Il clou domenica, con casa aperta per parenti e amici. Alla fine sono arrivati tutti, tutti e tanti ed è stato bello così. Il segreto in questo caso è non entrare in panico e.... accettare qualunque tipo di aiuto venga offerto. Così abbiamo sfamato gli affamati, dissetato gli assetati, chiacchierato fino allo sfinimento in una giornata in cui il tempo clemente ha permesso anche qualche evasione in giardino. I morosi delle figliole hanno subito il battesimo del fuoco della presentazione alle zie e ai nonni (una zia ultraottantenne passi, due, gemelle per di più, associate a nonno + nonna coevi sono l'equivalente di un cimento) e io mi sono goduta le scene metaforicamente attaccata alla mia ciotola dei pop corn.

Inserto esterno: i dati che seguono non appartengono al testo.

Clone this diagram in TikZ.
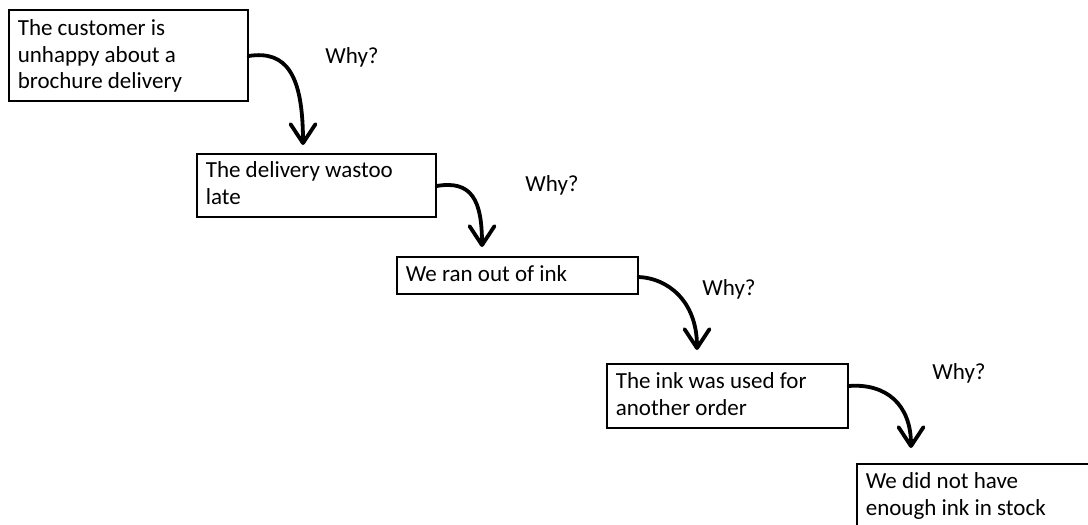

Come al cinema.


Archiviati anche gli Oscar, tutto sommato senza particolare stupore. Cioè, non è che Gravity mi abbia fatto impazzire, però che la Cate Blanchett avrebbe vinto lo sapevo anche io, che di cinema capisco poco. E mi aspettavo anche l'Oscar a Sorrentino: dopo la messe di premi dei mesi scorsi era quasi inevitabile.
Un po' mi spiace per Di Caprio: credo che prima o poi debba toccare anche a lui. Però ha recitato bene anche la parte del felice-per-il-successo-altrui nella notte della premiazione. La statuetta gli andrebbe assegnata solo per questo.
Però, sempre con la scusa che io di cinema capisco proprio poco, dopo l'assegnazione sono tornata a leggermi le previsioni di Poison, che secondo me è sempre una fonte di ispirazione.

Infine, grazie alle solite offerte di Amazon, sono entrata nella mia nuova infatuazione letteraria: Edward Frederic Benson. Umorismo inglese nel periodo tra le due guerre, arrampicatrici sociali, dandy e ozi letterari. Un altro Woodehouse, forse un po' più femminile. Un divertissement.